FAQ: What This Means for Industrial Automation Professionals

Q: Does Lithuania's law apply to existing installations?
The disconnect authority applies broadly, but the May 2025 compliance deadline specifically targets new projects. Retrofitting requirements for legacy assets are expected to follow as regulatory frameworks mature.

Q: How does this affect PLC procurement for renewable energy projects?
Project developers must now verify the cybersecurity posture of every networked controller — including inverters functioning as PLCs — against IEC 62443 or equivalent frameworks. Vendor remote-access policies must be documented and contractually governed.

Q: Will other EU countries follow Lithuania's lead?
The ESMC has explicitly called for wider adoption. Combined with the EU's NIS2 Directive and Cyber Resilience Act, the regulatory environment is converging toward mandatory OT/ICS security across energy infrastructure. Lithuania has simply moved faster than Brussels.

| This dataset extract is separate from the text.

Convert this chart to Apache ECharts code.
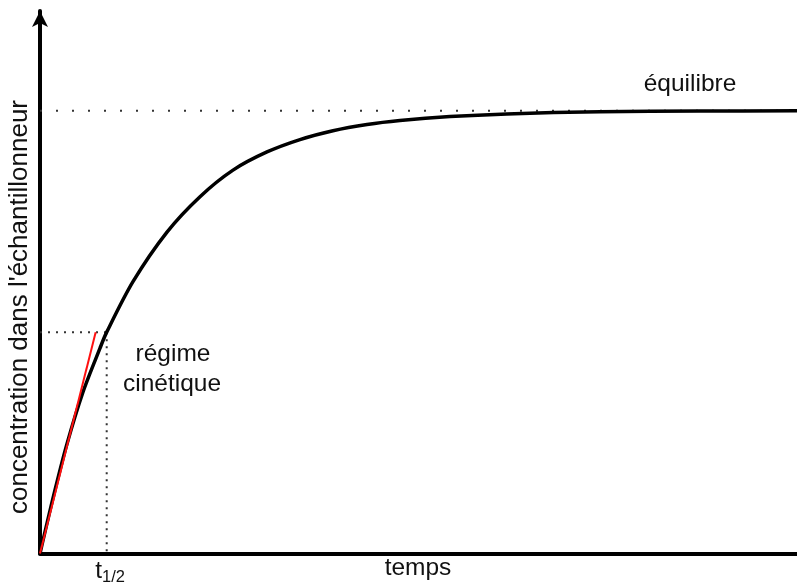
<!DOCTYPE html>
<html>
<head>
<meta charset="utf-8">
<script src="https://cdn.jsdelivr.net/npm/echarts@6/dist/echarts.min.js"></script>
<style>
html,body{margin:0;padding:0;background:#fff;}
#chart{width:797px;height:585px;}
</style>
</head>
<body>
<div id="chart"></div>
<script>
// Data (time in units of t1/2, concentration relative to equilibrium)
var times = [0, 0.195, 0.40, 0.645, 0.90, 1.0, 1.394, 1.904, 2.399, 2.894, 3.403, 3.898, 4.393, 4.903, 5.397, 6.147, 7.0, 8.396, 9.9, 11.35];
var conc  = [0, 0.125, 0.245, 0.365, 0.464, 0.5, 0.614, 0.726, 0.806, 0.866, 0.907, 0.935, 0.955, 0.969, 0.978, 0.987, 0.993, 0.998, 0.9995, 1.0];
var tangentT = [0, 0.835];
var tangentC = [0, 0.5];
var tHalf = 1.0;
var halfConc = 0.5;
var equilibrium = 1.0;
var xMax = 11.35;
var yMax = 1.222;
var labels = {
  yName: "concentration dans l'échantillonneur",
  xName: "temps",
  eq: "équilibre",
  kin1: "régime",
  kin2: "cinétique",
  tSym: "t",
  tSub: "1/2"
};

var curve = times.map(function (t, i) { return [t, conc[i]]; });
var tangent = tangentT.map(function (t, i) { return [t, tangentC[i]]; });

var chart = echarts.init(document.getElementById('chart'), null, {renderer: 'canvas'});
var FONT = '"Liberation Sans", Arial, sans-serif';
var TXT = '#111';

chart.setOption({
  animation: false,
  backgroundColor: '#ffffff',
  grid: {left: 40, right: 0, top: 11, bottom: 31.5, containLabel: false},
  xAxis: {
    type: 'value', min: 0, max: xMax,
    axisLine: {show: true, onZero: false, lineStyle: {color: '#000', width: 4}},
    axisTick: {show: false}, axisLabel: {show: false}, splitLine: {show: false}
  },
  yAxis: {
    type: 'value', min: 0, max: yMax * (542.5 / 541),
    axisLine: {show: true, onZero: false, symbol: ['none', 'arrow'], symbolSize: [12, 16],
      lineStyle: {color: '#000', width: 4}},
    axisTick: {show: false}, axisLabel: {show: false}, splitLine: {show: false}
  },
  series: [
    {
      type: 'line', data: [[0, equilibrium], [xMax, equilibrium]], symbol: 'none', silent: true,
      lineStyle: {color: '#333', width: 2, type: [2, 14], cap: 'butt'}, z: 1
    },
    {
      type: 'line', data: [[0, halfConc], [tHalf, halfConc]], symbol: 'none', silent: true,
      lineStyle: {color: '#333', width: 2, type: [2, 6], cap: 'butt'}, z: 1
    },
    {
      type: 'line', data: [[tHalf, halfConc], [tHalf, 0]], symbol: 'none', silent: true,
      lineStyle: {color: '#333', width: 2, type: [2, 5], cap: 'butt'}, z: 1
    },
    {
      type: 'line', data: curve, smooth: 0.3, symbol: 'none',
      lineStyle: {color: '#000', width: 3.5}, z: 3
    },
    {
      type: 'line', data: tangent, symbol: 'none',
      lineStyle: {color: '#ff1010', width: 2}, z: 4
    }
  ],
  graphic: [
    {type: 'text', x: 20, y: 307, rotation: Math.PI / 2,
      style: {text: labels.yName, font: '26px ' + FONT, fill: TXT, align: 'center', verticalAlign: 'middle'}},
    {type: 'text', x: 418, y: 568,
      style: {text: labels.xName, font: '24.5px ' + FONT, fill: TXT, align: 'center', verticalAlign: 'middle'}},
    {type: 'text', x: 690, y: 84,
      style: {text: labels.eq, font: '24.5px ' + FONT, fill: TXT, align: 'center', verticalAlign: 'middle'}},
    {type: 'text', x: 173, y: 354,
      style: {text: labels.kin1, font: '24.5px ' + FONT, fill: TXT, align: 'center', verticalAlign: 'middle'}},
    {type: 'text', x: 172, y: 384,
      style: {text: labels.kin2, font: '24.5px ' + FONT, fill: TXT, align: 'center', verticalAlign: 'middle'}},
    {type: 'text', x: 102, y: 571,
      style: {text: labels.tSym, font: '24.5px ' + FONT, fill: TXT, align: 'right', verticalAlign: 'middle'}},
    {type: 'text', x: 102, y: 577,
      style: {text: labels.tSub, font: '16.5px ' + FONT, fill: TXT, align: 'left', verticalAlign: 'middle'}}
  ]
});
</script>
</body>
</html>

Q: What are the immediate steps for asset operators?
Conduct a complete OT asset inventory, map all remote-access vectors, audit vendor connectivity, and implement network segmentation that isolates inverter/PLC traffic from broader grid control systems.

The Wider Implication: Green Transition Cannot Outrun Security

Europe's energy transition targets are among the most ambitious in the world. But the velocity of renewable deployment has consistently outpaced the cybersecurity governance needed to protect it. Lithuania's intervention — controversial as it may be for asset owners facing sudden compliance pressure — addresses an uncomfortable truth: every connected inverter, every networked PLC, every cloud-managed solar array adds a node to an attack surface that adversaries are actively mapping.

The question is no longer whether OT/ICS security matters to the green transition. It is whether the industrial automation industry can embed it fast enough to keep pace with both the threat and the regulator. For PLC manufacturers, system integrators, and energy asset operators, Lithuania's hard line is not an outlier — it is a signal of what is coming.